## THE EXERCISE
Work out the number of lines in the listing that include the string "this". Reply with that number alone.

## THE DATA

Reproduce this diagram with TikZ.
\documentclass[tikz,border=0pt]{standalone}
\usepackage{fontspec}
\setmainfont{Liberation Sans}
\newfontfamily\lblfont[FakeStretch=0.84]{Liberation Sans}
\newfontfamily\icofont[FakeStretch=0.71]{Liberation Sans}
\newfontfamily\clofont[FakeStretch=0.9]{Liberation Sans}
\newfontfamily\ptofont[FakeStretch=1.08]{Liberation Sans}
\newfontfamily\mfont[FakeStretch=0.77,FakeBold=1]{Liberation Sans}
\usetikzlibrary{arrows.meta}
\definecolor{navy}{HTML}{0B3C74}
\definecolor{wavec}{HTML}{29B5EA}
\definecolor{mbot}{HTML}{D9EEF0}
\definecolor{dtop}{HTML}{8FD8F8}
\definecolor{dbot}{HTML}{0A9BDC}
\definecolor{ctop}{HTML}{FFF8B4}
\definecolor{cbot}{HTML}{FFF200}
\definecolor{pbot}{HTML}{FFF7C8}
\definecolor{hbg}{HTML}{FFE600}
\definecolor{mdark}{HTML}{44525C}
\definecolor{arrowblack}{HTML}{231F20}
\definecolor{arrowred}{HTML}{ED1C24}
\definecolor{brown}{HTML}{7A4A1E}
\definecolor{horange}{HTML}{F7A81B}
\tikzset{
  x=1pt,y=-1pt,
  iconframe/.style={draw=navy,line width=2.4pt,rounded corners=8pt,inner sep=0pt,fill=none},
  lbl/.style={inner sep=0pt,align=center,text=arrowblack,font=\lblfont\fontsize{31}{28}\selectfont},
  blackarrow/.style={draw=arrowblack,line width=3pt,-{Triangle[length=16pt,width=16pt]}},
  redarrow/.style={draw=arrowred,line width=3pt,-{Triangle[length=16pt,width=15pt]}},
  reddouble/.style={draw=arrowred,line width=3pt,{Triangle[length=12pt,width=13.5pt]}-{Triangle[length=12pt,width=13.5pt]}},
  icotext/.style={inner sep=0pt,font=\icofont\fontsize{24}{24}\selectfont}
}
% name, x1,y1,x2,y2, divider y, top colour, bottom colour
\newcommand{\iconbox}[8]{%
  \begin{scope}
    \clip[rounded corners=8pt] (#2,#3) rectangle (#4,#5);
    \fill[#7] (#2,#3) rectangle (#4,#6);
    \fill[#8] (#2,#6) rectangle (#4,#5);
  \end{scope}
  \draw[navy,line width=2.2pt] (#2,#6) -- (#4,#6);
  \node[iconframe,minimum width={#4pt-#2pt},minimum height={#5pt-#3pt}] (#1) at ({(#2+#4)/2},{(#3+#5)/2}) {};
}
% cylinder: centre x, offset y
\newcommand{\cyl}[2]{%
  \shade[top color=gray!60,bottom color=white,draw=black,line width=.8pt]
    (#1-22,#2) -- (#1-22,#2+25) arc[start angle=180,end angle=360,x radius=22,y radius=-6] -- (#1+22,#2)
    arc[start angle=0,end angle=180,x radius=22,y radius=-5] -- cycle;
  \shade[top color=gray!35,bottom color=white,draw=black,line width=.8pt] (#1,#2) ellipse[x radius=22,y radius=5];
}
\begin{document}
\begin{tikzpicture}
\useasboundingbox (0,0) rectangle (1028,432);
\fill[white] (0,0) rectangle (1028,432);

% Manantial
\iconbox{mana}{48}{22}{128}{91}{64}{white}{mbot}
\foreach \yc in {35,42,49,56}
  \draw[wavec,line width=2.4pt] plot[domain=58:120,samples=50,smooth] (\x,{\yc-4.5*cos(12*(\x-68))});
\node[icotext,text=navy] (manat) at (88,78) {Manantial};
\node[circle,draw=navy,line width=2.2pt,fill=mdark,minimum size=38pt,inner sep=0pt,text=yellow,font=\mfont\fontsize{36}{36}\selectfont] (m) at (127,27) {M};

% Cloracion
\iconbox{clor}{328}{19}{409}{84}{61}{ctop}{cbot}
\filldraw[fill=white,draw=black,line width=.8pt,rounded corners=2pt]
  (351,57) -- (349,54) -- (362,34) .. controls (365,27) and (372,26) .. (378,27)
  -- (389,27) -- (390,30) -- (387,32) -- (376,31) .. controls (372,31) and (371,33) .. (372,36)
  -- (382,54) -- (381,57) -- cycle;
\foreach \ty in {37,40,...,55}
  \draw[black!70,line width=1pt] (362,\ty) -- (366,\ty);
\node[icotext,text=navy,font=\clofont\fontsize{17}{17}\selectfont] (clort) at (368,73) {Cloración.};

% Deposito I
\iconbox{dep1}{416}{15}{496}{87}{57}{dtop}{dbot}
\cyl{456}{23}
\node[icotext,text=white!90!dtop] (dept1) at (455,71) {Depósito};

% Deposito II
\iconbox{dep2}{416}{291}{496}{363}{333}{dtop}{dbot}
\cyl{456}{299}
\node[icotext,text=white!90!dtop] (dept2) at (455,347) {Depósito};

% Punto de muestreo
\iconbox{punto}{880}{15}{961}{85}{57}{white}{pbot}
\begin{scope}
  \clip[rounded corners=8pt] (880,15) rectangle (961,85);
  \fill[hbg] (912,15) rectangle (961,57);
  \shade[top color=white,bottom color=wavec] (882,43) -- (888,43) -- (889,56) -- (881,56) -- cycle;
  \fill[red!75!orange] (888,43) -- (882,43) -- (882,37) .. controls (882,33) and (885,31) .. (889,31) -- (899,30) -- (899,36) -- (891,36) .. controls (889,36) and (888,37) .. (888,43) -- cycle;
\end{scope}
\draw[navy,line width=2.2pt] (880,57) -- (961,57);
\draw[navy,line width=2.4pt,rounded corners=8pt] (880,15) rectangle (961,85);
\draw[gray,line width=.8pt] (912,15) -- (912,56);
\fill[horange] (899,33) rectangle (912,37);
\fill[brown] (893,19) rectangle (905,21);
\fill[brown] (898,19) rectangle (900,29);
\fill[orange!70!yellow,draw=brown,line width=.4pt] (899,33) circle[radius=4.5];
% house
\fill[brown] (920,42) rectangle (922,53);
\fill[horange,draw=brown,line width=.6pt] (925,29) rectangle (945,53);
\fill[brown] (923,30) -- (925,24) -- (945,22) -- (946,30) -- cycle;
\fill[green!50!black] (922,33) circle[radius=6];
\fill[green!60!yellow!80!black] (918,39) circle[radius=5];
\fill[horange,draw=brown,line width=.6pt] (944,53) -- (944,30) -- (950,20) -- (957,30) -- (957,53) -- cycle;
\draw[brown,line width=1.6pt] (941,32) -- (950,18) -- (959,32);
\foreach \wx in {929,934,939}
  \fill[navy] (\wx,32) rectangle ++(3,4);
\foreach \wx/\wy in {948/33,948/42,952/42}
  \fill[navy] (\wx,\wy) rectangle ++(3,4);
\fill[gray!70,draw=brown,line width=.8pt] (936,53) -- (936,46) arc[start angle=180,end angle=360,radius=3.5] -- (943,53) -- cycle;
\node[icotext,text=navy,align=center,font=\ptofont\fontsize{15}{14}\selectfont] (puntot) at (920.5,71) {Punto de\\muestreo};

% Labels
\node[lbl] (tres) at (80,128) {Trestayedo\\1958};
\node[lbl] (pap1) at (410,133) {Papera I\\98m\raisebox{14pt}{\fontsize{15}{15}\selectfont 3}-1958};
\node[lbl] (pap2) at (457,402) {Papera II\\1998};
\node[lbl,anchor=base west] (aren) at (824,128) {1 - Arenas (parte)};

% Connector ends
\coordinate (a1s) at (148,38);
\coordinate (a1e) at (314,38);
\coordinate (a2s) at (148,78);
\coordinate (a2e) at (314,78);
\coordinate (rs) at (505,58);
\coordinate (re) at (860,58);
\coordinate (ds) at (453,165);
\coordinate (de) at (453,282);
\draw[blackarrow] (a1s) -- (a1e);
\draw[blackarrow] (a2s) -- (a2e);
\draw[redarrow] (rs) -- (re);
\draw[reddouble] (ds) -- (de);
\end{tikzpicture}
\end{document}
--
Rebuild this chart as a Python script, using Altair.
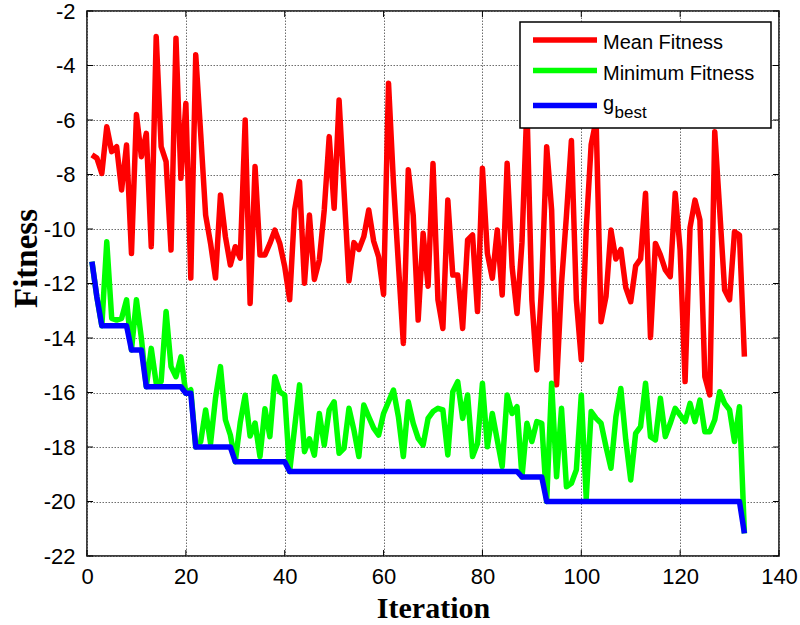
--
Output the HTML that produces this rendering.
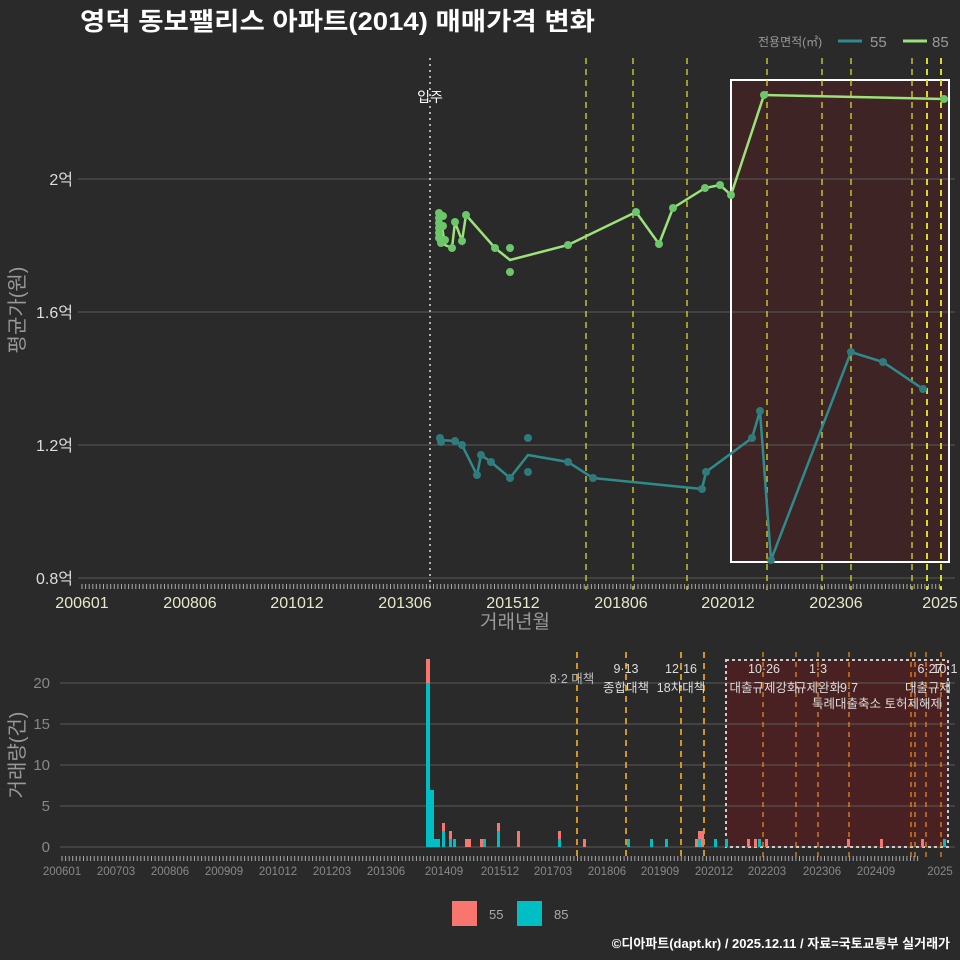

## OUTPUT
3